Dall’1 al 14 dicembre 1963 si tenne a Roma il convegno della Accademia nazionale dei Lincei su “La funzione dell’Università nel mondo contemporaneo”. Parlarono, ognuno per la rispettiva disciplina, illustri docenti: dopo la relazione introduttiva affidata a Giovanni Calò, presero la parola Paolo Dore, Antonino Pagliaro, Eligio Perucca, Alberto Maria Ghisalberti, Felice Battaglia, Eugenio G. Togliatti, Giovanni Favilli, Giulio De Marchi, Arturo Carlo Jemolo. La rivista “Il Mulino” dedicò al convegno nove pagine di commento. Una serrata e utilissima analisi (non firmata, quindi redazionale) dei singoli discorsi, preceduta da un rispettoso apprezzamento per l’iniziativa dell’Accademia. Ma conclusa con una critica severa e assai pertinente sulle omissioni e i silenzi del convegno, che spiega molto della contrastata storia dei decenni successivi al miracolo economico; e che – riletta oggi a distanza di 60 anni – suona, pur senza voler tacere i progressi compiuti, per certi versi ancora attuale.

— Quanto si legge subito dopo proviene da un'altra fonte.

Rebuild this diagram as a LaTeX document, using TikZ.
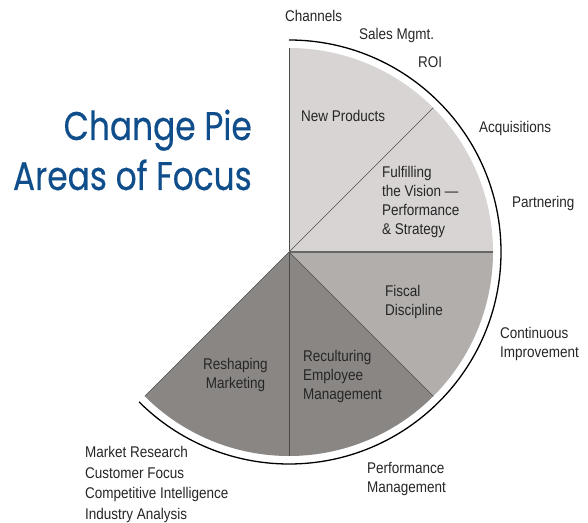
\documentclass[tikz,border=0pt]{standalone}
\usepackage{fontspec}
\usepackage{tikz}
\newfontfamily\condfont[FakeStretch=0.87]{Liberation Sans}
\newfontfamily\titlefont[FakeStretch=0.82, FakeBold=0.4]{Poppins}
\definecolor{titleblue}{RGB}{16,78,139}
\definecolor{pielight}{RGB}{215,212,211}
\definecolor{piemid}{RGB}{177,174,172}
\definecolor{piedark}{RGB}{138,134,132}
\definecolor{pieedge}{RGB}{75,75,75}
\tikzset{
  pielabel/.style={inner sep=0pt, anchor=west, align=left, text=black!85,
    font=\condfont\fontsize{15.5}{19}\selectfont},
  pieline/.style={draw=pieedge, line width=0.6pt},
  titletext/.style={inner sep=0pt, anchor=base east, text=titleblue,
    font=\titlefont\fontsize{40}{48}\selectfont}
}

\begin{document}
\begin{tikzpicture}[x=1pt,y=1pt]
		%%%%% START %%%%%
		\useasboundingbox (0, 0) rectangle (588, 522);
		\coordinate (ctr) at (289, 270);
		
		\fill[pielight] (ctr) -- ++(90:204) arc (90:45:204) -- cycle;
		\fill[pielight] (ctr) -- ++(45:204) arc (45:0:204) -- cycle;
		\fill[piemid] (ctr) -- ++(0:204) arc (0:-45:204) -- cycle;
		\fill[piedark] (ctr) -- ++(-45:204) arc (-45:-90:204) -- cycle;
		\fill[piedark] (ctr) -- ++(-90:204) arc (-90:-135:204) -- cycle;
		
		\draw[pieline] (ctr) -- ++(90:204);
		\draw[pieline] (ctr) -- ++(45:204);
		\draw[pieline] (ctr) -- ++(-45:204);
		\draw[pieline] (ctr) -- ++(-90:204);
		\draw[pieline] (ctr) -- ++(-135:204);
		\draw[draw=black!60, line width=1.6pt] (ctr) -- ++(0:204);
		
		\draw[line width=1.3pt] (ctr) ++(90:212) arc (90:-135:212);
		
		\node[titletext] (title1) at (252, 382) {Change Pie};
		\node[titletext] (title2) at (252, 332) {Areas of Focus};
		
		\node[pielabel] (newprod) at (301, 406) {New Products};
		\node[pielabel] (vision) at (382, 320.5) {Fulfilling\\the Vision \textemdash\\Performance\\\& Strategy};
		\node[pielabel] (fiscal) at (385, 220.5) {Fiscal\\Discipline};
		\node[pielabel] (recult) at (303, 146) {Reculturing\\Employee\\Management};
		\node[pielabel, align=center] (reshape) at (203, 147.5) {Reshaping\\Marketing};
		
		\node[pielabel] (channels) at (285, 506) {Channels};
		\node[pielabel] (salesmgmt) at (359, 487) {Sales Mgmt.};
		\node[pielabel] (roi) at (418, 460) {ROI};
		\node[pielabel] (acquis) at (479, 394) {Acquisitions};
		\node[pielabel] (partner) at (512, 319) {Partnering};
		\node[pielabel] (contimp) at (500, 178.5) {Continuous\\Improvement};
		\node[pielabel] (perfmgmt) at (367, 43.5) {Performance\\Management};
		\node[pielabel, font=\condfont\fontsize{15.5}{20.5}\selectfont] (market) at (85, 37.5) {Market Research\\Customer Focus\\Competitive Intelligence\\Industry Analysis};
		%%%%% END %%%%%
	\end{tikzpicture}
\end{document}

Il basso livello degli studi economici, la poca conoscenza delle tecniche sociologiche, il disinteresse per un certo tipo di ricerca storica – e non a caso parliamo di storia in questo contesto – sono fattori che certamente contribuiscono a spiegare le carenze sopra lamentate. Che nulla sia stato detto a questo riguardo nel convegno dei Lincei, che della Facoltà di economia e commercio e di scienze politiche si sia del tutto taciuto, quando proprio esse e di riflesso la Facoltà di giurisprudenza sono quelle più bisognevoli di totali riforme, sta a dimostrare una volta di più, purtroppo, la scarsa sensibilità che i nostri ambienti accademici – parliamo appunto di ambienti, e non di persone – dimostrano verso l’effettiva e concreta problematica della società italiana attuale, la quale non può più accontentarsi di avere il migliore avvocato possibile, o anche il migliore ingegnere e il miglior medico, ma esige che a ogni posto corrisponda una competenza e che alla tanto ricca e varia articolazione sociale corrisponda una serie altrettanto ricca e varia di competenze, di impegni e di responsabilità professionali. In definitiva ci sembra di poter dire che i Lincei si sono mossi da par loro nel delineare le carenze e le insufficienze dell’Università italiana; hanno quasi sempre sostenuto con larghissima apertura le tesi più innovatrici, fino a quando si è trattato dei problemi più famigliari all’ambiente accademico, quali l’organizzazione della ricerca scientifica, la formazione dei quadri universitari e dei docenti delle scuole secondarie, la formazione scientifica dei professionisti tradizionali; sono mancati completamente all’attesa (…) quando si è trattato di comprendere fino a che punto la società moderna, accentuatamente sviluppatasi nelle attività terziarie, sempre più socializzata e socializzantesi, chiede all’Università di trasformarsi nelle strutture e nei metodi, perché le sia di guida e la diriga e sia ancor oggi, come già in passato, alimentatrice di studi, di energie, di ideali.
I Lincei discutono sull’università, in “Il Mulino”, XIII, n. 136, febbraio 1964, pp. 227-235.